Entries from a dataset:
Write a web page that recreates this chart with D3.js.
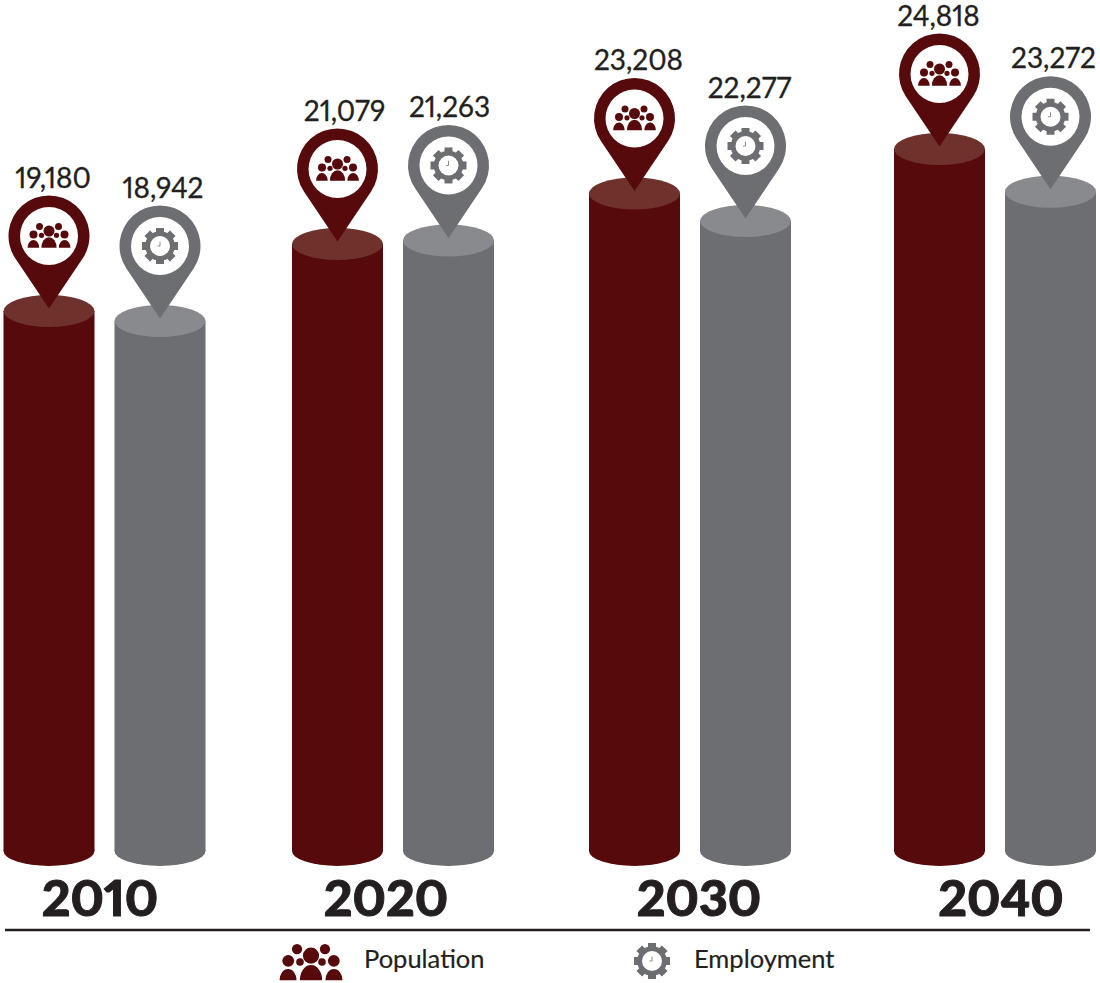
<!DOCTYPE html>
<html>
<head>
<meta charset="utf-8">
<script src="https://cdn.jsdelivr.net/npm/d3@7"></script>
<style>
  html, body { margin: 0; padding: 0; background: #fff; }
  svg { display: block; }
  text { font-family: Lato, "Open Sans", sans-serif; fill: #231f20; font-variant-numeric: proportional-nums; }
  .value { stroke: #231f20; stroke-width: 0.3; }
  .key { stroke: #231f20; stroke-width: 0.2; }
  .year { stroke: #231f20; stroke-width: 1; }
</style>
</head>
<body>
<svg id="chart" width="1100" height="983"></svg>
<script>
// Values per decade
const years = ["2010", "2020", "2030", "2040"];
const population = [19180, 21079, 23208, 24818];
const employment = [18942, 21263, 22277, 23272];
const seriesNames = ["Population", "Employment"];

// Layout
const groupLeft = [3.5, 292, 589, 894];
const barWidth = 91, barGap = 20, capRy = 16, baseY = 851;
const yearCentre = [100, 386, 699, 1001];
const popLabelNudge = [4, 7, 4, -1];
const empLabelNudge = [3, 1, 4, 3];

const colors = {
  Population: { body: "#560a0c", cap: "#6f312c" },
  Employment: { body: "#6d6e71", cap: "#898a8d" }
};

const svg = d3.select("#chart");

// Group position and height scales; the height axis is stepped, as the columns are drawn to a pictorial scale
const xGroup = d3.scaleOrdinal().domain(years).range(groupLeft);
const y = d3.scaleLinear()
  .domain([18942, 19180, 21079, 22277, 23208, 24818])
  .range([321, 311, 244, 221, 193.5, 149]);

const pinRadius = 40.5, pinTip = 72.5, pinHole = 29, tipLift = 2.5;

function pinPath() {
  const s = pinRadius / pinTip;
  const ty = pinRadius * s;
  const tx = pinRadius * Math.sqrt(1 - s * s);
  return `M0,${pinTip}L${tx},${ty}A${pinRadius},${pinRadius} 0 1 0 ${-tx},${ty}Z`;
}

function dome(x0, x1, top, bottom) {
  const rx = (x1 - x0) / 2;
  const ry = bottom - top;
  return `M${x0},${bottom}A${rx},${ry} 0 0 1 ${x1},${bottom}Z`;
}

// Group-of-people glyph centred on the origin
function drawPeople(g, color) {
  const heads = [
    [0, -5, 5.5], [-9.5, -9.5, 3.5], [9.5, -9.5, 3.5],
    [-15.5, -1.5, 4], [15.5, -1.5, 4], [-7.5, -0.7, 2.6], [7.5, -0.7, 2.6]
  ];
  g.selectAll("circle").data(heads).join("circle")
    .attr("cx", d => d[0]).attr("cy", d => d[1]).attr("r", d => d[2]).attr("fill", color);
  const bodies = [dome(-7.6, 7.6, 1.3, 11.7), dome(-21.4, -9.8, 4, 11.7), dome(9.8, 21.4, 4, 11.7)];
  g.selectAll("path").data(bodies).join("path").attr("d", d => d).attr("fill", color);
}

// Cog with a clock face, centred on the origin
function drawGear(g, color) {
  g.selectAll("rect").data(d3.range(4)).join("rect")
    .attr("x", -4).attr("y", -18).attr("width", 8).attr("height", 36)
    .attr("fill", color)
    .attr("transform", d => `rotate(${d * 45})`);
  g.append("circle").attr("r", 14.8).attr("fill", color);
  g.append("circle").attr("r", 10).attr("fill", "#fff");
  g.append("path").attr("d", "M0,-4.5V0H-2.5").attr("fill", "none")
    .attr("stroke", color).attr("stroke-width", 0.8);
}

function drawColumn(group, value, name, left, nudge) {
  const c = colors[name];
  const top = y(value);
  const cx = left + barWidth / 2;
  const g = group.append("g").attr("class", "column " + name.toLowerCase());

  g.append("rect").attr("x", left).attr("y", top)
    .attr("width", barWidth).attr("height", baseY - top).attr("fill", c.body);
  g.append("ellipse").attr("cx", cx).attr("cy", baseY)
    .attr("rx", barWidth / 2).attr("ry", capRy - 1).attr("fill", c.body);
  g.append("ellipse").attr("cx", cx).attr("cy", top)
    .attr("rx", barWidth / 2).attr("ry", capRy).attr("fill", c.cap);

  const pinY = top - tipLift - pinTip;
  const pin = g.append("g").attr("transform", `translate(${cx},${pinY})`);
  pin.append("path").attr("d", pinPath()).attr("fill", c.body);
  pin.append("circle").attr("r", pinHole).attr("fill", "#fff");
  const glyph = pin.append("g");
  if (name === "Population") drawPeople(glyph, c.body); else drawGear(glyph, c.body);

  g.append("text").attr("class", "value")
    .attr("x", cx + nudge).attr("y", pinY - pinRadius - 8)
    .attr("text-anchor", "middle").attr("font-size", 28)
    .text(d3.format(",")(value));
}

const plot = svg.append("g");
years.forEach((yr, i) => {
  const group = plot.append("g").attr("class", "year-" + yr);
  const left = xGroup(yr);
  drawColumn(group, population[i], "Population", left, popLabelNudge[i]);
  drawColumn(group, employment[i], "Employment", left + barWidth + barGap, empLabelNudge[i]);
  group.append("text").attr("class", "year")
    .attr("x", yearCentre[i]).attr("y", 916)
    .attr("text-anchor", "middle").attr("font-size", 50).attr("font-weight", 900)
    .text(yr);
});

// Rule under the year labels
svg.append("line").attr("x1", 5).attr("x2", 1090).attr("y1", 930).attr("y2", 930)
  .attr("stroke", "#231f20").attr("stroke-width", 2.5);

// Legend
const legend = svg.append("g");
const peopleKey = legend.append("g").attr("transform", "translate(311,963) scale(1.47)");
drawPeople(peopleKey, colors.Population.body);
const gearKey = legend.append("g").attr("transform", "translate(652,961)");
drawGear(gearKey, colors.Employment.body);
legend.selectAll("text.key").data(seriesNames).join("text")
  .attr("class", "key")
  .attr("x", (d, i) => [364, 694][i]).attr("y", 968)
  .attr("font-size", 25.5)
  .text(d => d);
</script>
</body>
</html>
---
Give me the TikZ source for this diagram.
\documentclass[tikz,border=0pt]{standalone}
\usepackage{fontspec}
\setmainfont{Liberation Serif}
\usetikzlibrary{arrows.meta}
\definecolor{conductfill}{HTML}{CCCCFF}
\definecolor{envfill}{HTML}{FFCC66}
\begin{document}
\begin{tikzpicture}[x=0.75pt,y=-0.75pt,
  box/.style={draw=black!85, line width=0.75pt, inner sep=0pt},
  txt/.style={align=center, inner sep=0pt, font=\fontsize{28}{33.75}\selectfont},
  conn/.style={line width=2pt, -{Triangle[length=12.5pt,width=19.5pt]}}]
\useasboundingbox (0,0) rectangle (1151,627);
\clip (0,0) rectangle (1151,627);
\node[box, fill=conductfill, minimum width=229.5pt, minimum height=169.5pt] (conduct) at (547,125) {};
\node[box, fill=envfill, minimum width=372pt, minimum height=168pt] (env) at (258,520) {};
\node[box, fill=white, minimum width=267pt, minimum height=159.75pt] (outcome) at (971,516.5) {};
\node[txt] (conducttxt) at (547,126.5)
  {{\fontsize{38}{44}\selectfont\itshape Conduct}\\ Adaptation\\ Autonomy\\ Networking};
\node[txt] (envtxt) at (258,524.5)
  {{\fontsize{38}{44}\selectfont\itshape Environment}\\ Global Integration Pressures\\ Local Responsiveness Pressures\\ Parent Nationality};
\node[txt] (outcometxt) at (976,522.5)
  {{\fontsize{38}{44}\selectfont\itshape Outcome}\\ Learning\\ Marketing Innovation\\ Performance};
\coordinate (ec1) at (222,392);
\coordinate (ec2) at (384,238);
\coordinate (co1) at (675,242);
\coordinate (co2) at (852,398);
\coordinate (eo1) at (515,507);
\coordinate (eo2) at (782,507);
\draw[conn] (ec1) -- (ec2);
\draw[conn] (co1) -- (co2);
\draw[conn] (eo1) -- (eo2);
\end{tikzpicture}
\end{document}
---
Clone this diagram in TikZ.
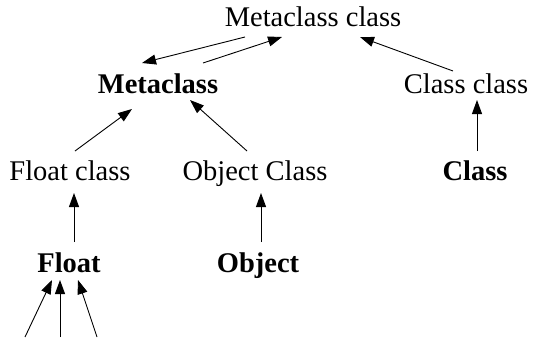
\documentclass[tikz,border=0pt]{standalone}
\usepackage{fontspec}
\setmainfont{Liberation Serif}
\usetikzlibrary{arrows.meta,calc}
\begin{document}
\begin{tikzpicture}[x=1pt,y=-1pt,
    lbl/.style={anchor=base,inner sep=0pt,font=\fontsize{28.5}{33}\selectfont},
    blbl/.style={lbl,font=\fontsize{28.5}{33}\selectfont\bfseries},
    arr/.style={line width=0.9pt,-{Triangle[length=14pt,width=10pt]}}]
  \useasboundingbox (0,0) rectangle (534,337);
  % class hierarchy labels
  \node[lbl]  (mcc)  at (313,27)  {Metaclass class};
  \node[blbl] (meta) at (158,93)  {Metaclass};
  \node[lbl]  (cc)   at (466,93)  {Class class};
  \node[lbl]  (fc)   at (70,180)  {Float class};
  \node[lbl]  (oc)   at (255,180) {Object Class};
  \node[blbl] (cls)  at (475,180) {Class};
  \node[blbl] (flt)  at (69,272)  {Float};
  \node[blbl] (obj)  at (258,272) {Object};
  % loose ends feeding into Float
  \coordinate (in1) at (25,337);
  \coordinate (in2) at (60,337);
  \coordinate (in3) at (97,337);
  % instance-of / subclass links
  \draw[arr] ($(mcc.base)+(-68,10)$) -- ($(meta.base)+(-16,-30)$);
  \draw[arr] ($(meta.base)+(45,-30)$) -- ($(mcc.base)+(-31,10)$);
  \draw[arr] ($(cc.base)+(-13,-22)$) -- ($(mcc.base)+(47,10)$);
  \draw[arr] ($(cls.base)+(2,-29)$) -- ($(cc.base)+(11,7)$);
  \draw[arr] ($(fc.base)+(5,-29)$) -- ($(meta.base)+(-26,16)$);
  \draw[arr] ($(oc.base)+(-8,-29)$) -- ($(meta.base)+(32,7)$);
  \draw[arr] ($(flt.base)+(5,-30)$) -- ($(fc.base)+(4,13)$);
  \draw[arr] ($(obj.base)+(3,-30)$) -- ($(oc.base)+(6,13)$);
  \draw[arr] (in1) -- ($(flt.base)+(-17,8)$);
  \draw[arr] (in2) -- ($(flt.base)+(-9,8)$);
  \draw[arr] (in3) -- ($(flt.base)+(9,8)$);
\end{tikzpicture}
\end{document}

> [WHAT YOU ARE ASKED TO DO]: Make an exact copy of the lines from the one holding "Write a web" through the one holding "const empLabelNudge = [3, 1, 4, 3];", end lines included, without the pictures.

> [OUTPUT OF THE EXERCISE]:
Write a web page that recreates this chart with D3.js.
<!DOCTYPE html>
<html>
<head>
<meta charset="utf-8">
<script src="https://cdn.jsdelivr.net/npm/d3@7"></script>
<style>
  html, body { margin: 0; padding: 0; background: #fff; }
  svg { display: block; }
  text { font-family: Lato, "Open Sans", sans-serif; fill: #231f20; font-variant-numeric: proportional-nums; }
  .value { stroke: #231f20; stroke-width: 0.3; }
  .key { stroke: #231f20; stroke-width: 0.2; }
  .year { stroke: #231f20; stroke-width: 1; }
</style>
</head>
<body>
<svg id="chart" width="1100" height="983"></svg>
<script>
// Values per decade
const years = ["2010", "2020", "2030", "2040"];
const population = [19180, 21079, 23208, 24818];
const employment = [18942, 21263, 22277, 23272];
const seriesNames = ["Population", "Employment"];

// Layout
const groupLeft = [3.5, 292, 589, 894];
const barWidth = 91, barGap = 20, capRy = 16, baseY = 851;
const yearCentre = [100, 386, 699, 1001];
const popLabelNudge = [4, 7, 4, -1];
const empLabelNudge = [3, 1, 4, 3];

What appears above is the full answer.